GIVEN EXERCISE:
Set the listing down unchanged, minus every embedded image.
Start of SOURCE EXCERPT
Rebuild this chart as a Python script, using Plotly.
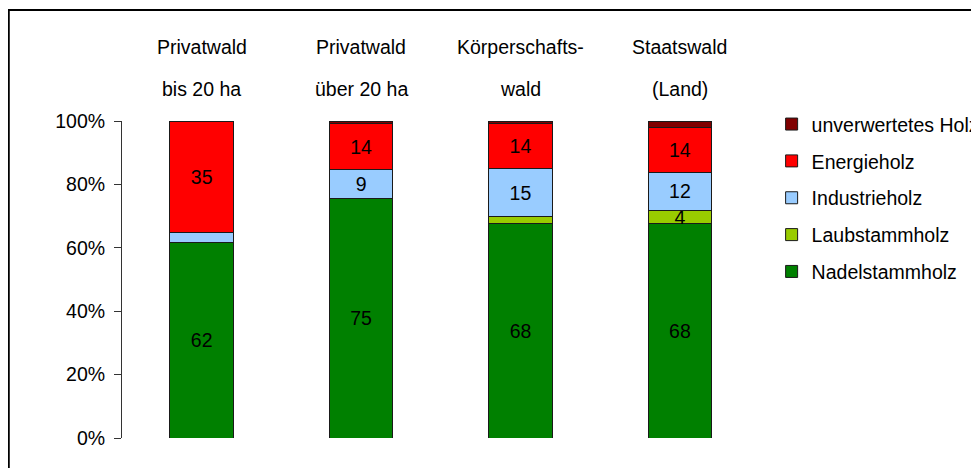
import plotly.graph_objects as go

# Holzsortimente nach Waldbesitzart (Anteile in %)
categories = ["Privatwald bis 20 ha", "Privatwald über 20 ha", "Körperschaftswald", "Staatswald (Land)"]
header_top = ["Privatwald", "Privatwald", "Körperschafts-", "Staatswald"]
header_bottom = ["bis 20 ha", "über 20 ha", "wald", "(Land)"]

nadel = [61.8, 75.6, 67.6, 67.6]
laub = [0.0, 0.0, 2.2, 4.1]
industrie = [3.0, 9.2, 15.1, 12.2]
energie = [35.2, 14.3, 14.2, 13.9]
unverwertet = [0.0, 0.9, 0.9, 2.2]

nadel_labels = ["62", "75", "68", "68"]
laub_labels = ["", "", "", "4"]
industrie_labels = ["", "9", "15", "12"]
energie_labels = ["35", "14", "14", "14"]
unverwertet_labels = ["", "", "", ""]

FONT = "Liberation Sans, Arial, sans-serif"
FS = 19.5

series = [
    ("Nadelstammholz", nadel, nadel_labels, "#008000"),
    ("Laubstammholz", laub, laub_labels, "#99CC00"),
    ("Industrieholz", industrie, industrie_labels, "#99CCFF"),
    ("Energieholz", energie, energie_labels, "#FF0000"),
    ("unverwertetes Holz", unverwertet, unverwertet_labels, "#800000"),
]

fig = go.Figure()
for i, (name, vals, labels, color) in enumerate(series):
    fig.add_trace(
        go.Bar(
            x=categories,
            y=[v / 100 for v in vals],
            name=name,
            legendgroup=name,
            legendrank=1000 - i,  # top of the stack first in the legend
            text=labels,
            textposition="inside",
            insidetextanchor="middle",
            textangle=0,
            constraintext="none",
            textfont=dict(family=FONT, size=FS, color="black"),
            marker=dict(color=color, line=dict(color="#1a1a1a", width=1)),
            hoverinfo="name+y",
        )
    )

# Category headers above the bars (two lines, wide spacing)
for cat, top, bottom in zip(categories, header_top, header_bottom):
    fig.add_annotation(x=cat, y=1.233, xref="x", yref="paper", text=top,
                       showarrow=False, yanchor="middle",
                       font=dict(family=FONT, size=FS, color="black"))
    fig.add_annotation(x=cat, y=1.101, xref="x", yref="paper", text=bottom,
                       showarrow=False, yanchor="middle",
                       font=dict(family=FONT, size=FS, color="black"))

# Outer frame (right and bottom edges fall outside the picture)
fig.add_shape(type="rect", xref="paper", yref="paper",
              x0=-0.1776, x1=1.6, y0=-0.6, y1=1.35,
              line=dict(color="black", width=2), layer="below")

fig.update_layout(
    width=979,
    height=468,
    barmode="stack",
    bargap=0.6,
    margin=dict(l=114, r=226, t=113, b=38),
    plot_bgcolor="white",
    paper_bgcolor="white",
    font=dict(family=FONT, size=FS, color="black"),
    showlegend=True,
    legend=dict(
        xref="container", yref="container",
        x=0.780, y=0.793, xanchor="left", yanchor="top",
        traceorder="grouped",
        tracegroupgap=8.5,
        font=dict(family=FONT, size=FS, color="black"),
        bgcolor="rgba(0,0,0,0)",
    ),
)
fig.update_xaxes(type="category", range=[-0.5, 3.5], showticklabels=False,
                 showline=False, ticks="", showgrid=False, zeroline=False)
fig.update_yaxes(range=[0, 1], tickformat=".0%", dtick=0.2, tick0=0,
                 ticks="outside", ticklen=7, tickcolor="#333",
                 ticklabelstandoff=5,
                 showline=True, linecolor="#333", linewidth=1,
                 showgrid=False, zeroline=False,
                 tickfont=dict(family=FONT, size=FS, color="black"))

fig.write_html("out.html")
End of SOURCE EXCERPT
WORKED ANSWER:
Rebuild this chart as a Python script, using Plotly.
import plotly.graph_objects as go

# Holzsortimente nach Waldbesitzart (Anteile in %)
categories = ["Privatwald bis 20 ha", "Privatwald über 20 ha", "Körperschaftswald", "Staatswald (Land)"]
header_top = ["Privatwald", "Privatwald", "Körperschafts-", "Staatswald"]
header_bottom = ["bis 20 ha", "über 20 ha", "wald", "(Land)"]

nadel = [61.8, 75.6, 67.6, 67.6]
laub = [0.0, 0.0, 2.2, 4.1]
industrie = [3.0, 9.2, 15.1, 12.2]
energie = [35.2, 14.3, 14.2, 13.9]
unverwertet = [0.0, 0.9, 0.9, 2.2]

nadel_labels = ["62", "75", "68", "68"]
laub_labels = ["", "", "", "4"]
industrie_labels = ["", "9", "15", "12"]
energie_labels = ["35", "14", "14", "14"]
unverwertet_labels = ["", "", "", ""]

FONT = "Liberation Sans, Arial, sans-serif"
FS = 19.5

series = [
    ("Nadelstammholz", nadel, nadel_labels, "#008000"),
    ("Laubstammholz", laub, laub_labels, "#99CC00"),
    ("Industrieholz", industrie, industrie_labels, "#99CCFF"),
    ("Energieholz", energie, energie_labels, "#FF0000"),
    ("unverwertetes Holz", unverwertet, unverwertet_labels, "#800000"),
]

fig = go.Figure()
for i, (name, vals, labels, color) in enumerate(series):
    fig.add_trace(
        go.Bar(
            x=categories,
            y=[v / 100 for v in vals],
            name=name,
            legendgroup=name,
            legendrank=1000 - i,  # top of the stack first in the legend
            text=labels,
            textposition="inside",
            insidetextanchor="middle",
            textangle=0,
            constraintext="none",
            textfont=dict(family=FONT, size=FS, color="black"),
            marker=dict(color=color, line=dict(color="#1a1a1a", width=1)),
            hoverinfo="name+y",
        )
    )

# Category headers above the bars (two lines, wide spacing)
for cat, top, bottom in zip(categories, header_top, header_bottom):
    fig.add_annotation(x=cat, y=1.233, xref="x", yref="paper", text=top,
                       showarrow=False, yanchor="middle",
                       font=dict(family=FONT, size=FS, color="black"))
    fig.add_annotation(x=cat, y=1.101, xref="x", yref="paper", text=bottom,
                       showarrow=False, yanchor="middle",
                       font=dict(family=FONT, size=FS, color="black"))

# Outer frame (right and bottom edges fall outside the picture)
fig.add_shape(type="rect", xref="paper", yref="paper",
              x0=-0.1776, x1=1.6, y0=-0.6, y1=1.35,
              line=dict(color="black", width=2), layer="below")

fig.update_layout(
    width=979,
    height=468,
    barmode="stack",
    bargap=0.6,
    margin=dict(l=114, r=226, t=113, b=38),
    plot_bgcolor="white",
    paper_bgcolor="white",
    font=dict(family=FONT, size=FS, color="black"),
    showlegend=True,
    legend=dict(
        xref="container", yref="container",
        x=0.780, y=0.793, xanchor="left", yanchor="top",
        traceorder="grouped",
        tracegroupgap=8.5,
        font=dict(family=FONT, size=FS, color="black"),
        bgcolor="rgba(0,0,0,0)",
    ),
)
fig.update_xaxes(type="category", range=[-0.5, 3.5], showticklabels=False,
                 showline=False, ticks="", showgrid=False, zeroline=False)
fig.update_yaxes(range=[0, 1], tickformat=".0%", dtick=0.2, tick0=0,
                 ticks="outside", ticklen=7, tickcolor="#333",
                 ticklabelstandoff=5,
                 showline=True, linecolor="#333", linewidth=1,
                 showgrid=False, zeroline=False,
                 tickfont=dict(family=FONT, size=FS, color="black"))

fig.write_html("out.html")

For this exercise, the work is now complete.